Kreativer Erfolg und Produktivität werden bei Profis nicht dem Zufall überlassen. Profis arbeiten nicht kreativ, sondern mit System.

 

Der legendäre Architekt, Le Corbusier, sagte dazu einmal treffend:

 

«Genie ist persönlich, durch Schicksal bestimmt, aber Genie drückt sich immer durch ein System aus. Es gibt keine Kunst ohne System.»

 

Trollopes System demonstriert eine pragmatische Sicht auf Kreativität, die im starken Kontrast steht zu dem Bild des inspirierten Genies, das nur in Momenten göttlicher Eingebung schafft. Stattdessen sah er das Schreiben als Handwerk, wie jedes andere auch, das Übung, Disziplin und vor allem Regelmässigkeit erfordert.

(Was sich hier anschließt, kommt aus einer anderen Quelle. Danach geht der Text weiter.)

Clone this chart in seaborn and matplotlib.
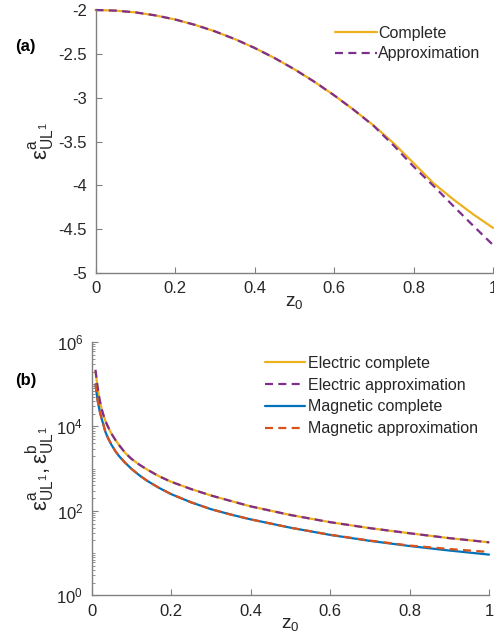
import numpy as np
import pandas as pd
import seaborn as sns
import matplotlib.pyplot as plt
from matplotlib.ticker import FixedLocator, FuncFormatter, LogLocator, NullFormatter

# panel (a): epsilon^a vs z0
z_a = [0.00, 0.05, 0.10, 0.15, 0.20, 0.25, 0.30, 0.35, 0.40, 0.45, 0.50,
       0.55, 0.60, 0.65, 0.70, 0.75, 0.80, 0.85, 0.90, 0.95, 1.00]
complete_a = [-2.000, -2.007, -2.027, -2.061, -2.108, -2.169, -2.243, -2.331, -2.432, -2.547, -2.675,
              -2.817, -2.972, -3.140, -3.318, -3.520, -3.745, -3.975, -4.160, -4.330, -4.485]
approx_a = [-2.000, -2.007, -2.027, -2.061, -2.108, -2.169, -2.243, -2.331, -2.432, -2.547, -2.675,
            -2.817, -2.972, -3.140, -3.323, -3.545, -3.785, -4.005, -4.235, -4.460, -4.680]

# panel (b): electric / magnetic, log scale
z_b = [0.01, 0.015, 0.02, 0.025, 0.03, 0.035, 0.04, 0.05, 0.06, 0.07, 0.085, 0.10, 0.12, 0.14,
       0.17, 0.20, 0.25, 0.30, 0.35, 0.40, 0.50, 0.60, 0.70, 0.80, 0.90, 1.00]
elec_complete = [2.0e5, 8.9e4, 4.5e4, 2.7e4, 1.86e4, 1.35e4, 1.05e4, 6800, 4800, 3550, 2350, 1720, 1250, 950,
                 660, 490, 330, 232, 172, 128, 80, 54, 39, 29.5, 22.6, 18.0]
elec_approx = [2.2e5, 8.9e4, 4.5e4, 2.7e4, 1.86e4, 1.35e4, 1.05e4, 6800, 4800, 3550, 2350, 1720, 1250, 950,
               660, 490, 330, 232, 172, 128, 80, 54, 39, 29.5, 22.6, 18.0]
mag_complete = [1.0e5, 4.3e4, 2.45e4, 1.58e4, 1.1e4, 7400, 5700, 3700, 2600, 1950, 1370, 1000, 700, 515,
                350, 250, 160, 110, 82, 63, 40, 27, 19.5, 14.7, 11.5, 9.2]
mag_approx = [1.0e5, 4.3e4, 2.45e4, 1.58e4, 1.1e4, 7400, 5700, 3700, 2600, 1950, 1370, 1000, 700, 515,
              350, 250, 160, 110, 82, 63, 40, 27.2, 19.8, 15.1, 12.5, 10.6]

labels_a = ['Complete', 'Approximation']
labels_b = ['Electric complete', 'Electric approximation', 'Magnetic complete', 'Magnetic approximation']

blue = '#0072BD'
orange = '#D95319'
yellow = '#EDB120'
purple = '#7E2F8E'

sns.set_theme(style='white')
plt.rcParams['font.family'] = ['Liberation Sans', 'DejaVu Sans']
plt.rcParams['mathtext.fontset'] = 'custom'
plt.rcParams['mathtext.rm'] = 'Liberation Sans'
plt.rcParams['mathtext.it'] = 'Liberation Sans:italic'
plt.rcParams['mathtext.default'] = 'regular'
plt.rcParams['mathtext.fallback'] = 'stixsans'
plt.rcParams['axes.unicode_minus'] = False

axcol = '#808080'
txtcol = '#262626'
fs = 12
lfs = 11.5
lw = 1.6
dash = (3.6, 2.4)

fig = plt.figure(figsize=(4.94, 6.43), dpi=100)
ax1 = fig.add_axes([95.5 / 494, 1 - 273 / 643, 397.5 / 494, 263 / 643])
ax2 = fig.add_axes([91.5 / 494, 1 - 595.3 / 643, 397.5 / 494, 253.3 / 643])

df_a = pd.DataFrame({'z': z_a, 'complete': complete_a, 'approx': approx_a})
sns.lineplot(data=df_a, x='z', y='complete', ax=ax1, color=yellow, lw=lw, label=labels_a[0])
sns.lineplot(data=df_a, x='z', y='approx', ax=ax1, color=purple, lw=lw,
             linestyle=(0, dash), label=labels_a[1])

df_b = pd.DataFrame({'z': z_b, 'ec': elec_complete, 'ea': elec_approx,
                     'mc': mag_complete, 'ma': mag_approx})
sns.lineplot(data=df_b, x='z', y='ec', ax=ax2, color=yellow, lw=lw, label=labels_b[0])
sns.lineplot(data=df_b, x='z', y='ea', ax=ax2, color=purple, lw=lw, linestyle=(0, dash), label=labels_b[1])
sns.lineplot(data=df_b, x='z', y='mc', ax=ax2, color=blue, lw=lw, label=labels_b[2])
sns.lineplot(data=df_b, x='z', y='ma', ax=ax2, color=orange, lw=lw, linestyle=(0, dash), label=labels_b[3])

fmt = FuncFormatter(lambda v, p: '%g' % round(v, 3))

for ax in (ax1, ax2):
    for s in ['top', 'right']:
        ax.spines[s].set_visible(False)
    for s in ['left', 'bottom']:
        ax.spines[s].set_color(axcol)
        ax.spines[s].set_linewidth(1.0)
    ax.set_xlim(0, 1)
    ax.xaxis.set_major_locator(FixedLocator([0, 0.2, 0.4, 0.6, 0.8, 1.0]))
    ax.xaxis.set_major_formatter(fmt)
    ax.tick_params(which='both', direction='in', color=axcol, labelcolor=txtcol,
                   labelsize=fs, bottom=True, left=True, top=False, right=False)
    ax.tick_params(which='major', length=4, width=0.8, pad=6)
    ax.set_xlabel(r'$z_0$', fontsize=fs * 1.15, color=txtcol, labelpad=-2)
    for line in ax.get_lines():
        line.set_clip_on(False)

ax1.set_ylim(-5, -2)
ax1.yaxis.set_major_locator(FixedLocator([-5, -4.5, -4, -3.5, -3, -2.5, -2]))
ax1.yaxis.set_major_formatter(fmt)
ax1.set_ylabel(r'$\varepsilon^{a}_{UL^{1}}$', fontsize=16, color=txtcol, labelpad=2)

ax2.set_yscale('log')
ax2.set_ylim(1, 1e6)
ax2.yaxis.set_major_locator(FixedLocator([1, 1e2, 1e4, 1e6]))
ax2.yaxis.set_major_formatter(FuncFormatter(lambda v, p: r'$10^{%d}$' % round(np.log10(v))))
ax2.yaxis.set_minor_locator(LogLocator(base=10, subs=np.arange(1, 10), numticks=50))
ax2.yaxis.set_minor_formatter(NullFormatter())
ax2.tick_params(axis='y', which='minor', length=2, width=0.6)
ax2.set_ylabel(r'$\varepsilon^{a}_{UL^{1}}, \varepsilon^{b}_{UL^{1}}$', fontsize=16, color=txtcol, labelpad=0)

leg1 = ax1.legend(loc='upper left', bbox_to_anchor=(335 / 494, 1 - 26 / 643), bbox_transform=fig.transFigure,
                  frameon=False, fontsize=lfs, handlelength=2.6, handletextpad=0.1, labelspacing=0.33,
                  borderpad=0, borderaxespad=0)
leg2 = ax2.legend(loc='upper left', bbox_to_anchor=(265 / 494, 1 - 356 / 643), bbox_transform=fig.transFigure,
                  frameon=False, fontsize=lfs, handlelength=2.5, handletextpad=0.2, labelspacing=0.42,
                  borderpad=0, borderaxespad=0)
for leg in (leg1, leg2):
    for t in leg.get_texts():
        t.set_color(txtcol)

fig.text(15 / 494, 1 - 47 / 643, '(a)', fontsize=fs, fontweight='bold', va='center', color='black')
fig.text(15 / 494, 1 - 380 / 643, '(b)', fontsize=fs, fontweight='bold', va='center', color='black')

fig.savefig('out.png', dpi=100)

Diese Arbeitsethik ermöglichte es ihm, über 47 Romane, zahlreiche Kurzgeschichten und eine Vielzahl von Sachbüchern zu veröffentlichen. Er bewies damit, dass Produktivität und aussergewöhnliche Kreativität nicht notwendigerweise Opfer von zeitlichen Einschränkungen oder beruflichen Verpflichtungen sein müssen. Sein Ansatz lehrt uns, dass Kreativität viel mehr ein Ergebnis von Ausdauer und harter Arbeit ist.

 

Sein Lebenswerk ist eine Ermutigung für alle, die sich in der Zwickmühle zwischen beruflichen Verpflichtungen und dem Wunsch nach kreativer Entfaltung befinden. Er beweist, dass mit der richtigen Einstellung und einem festen Willen, die Balance zwischen der Notwendigkeit des Alltags und den Träumen des kreativen Geistes nicht nur möglich ist, sondern auch zu aussergewöhnlichen Leistungen führen kann.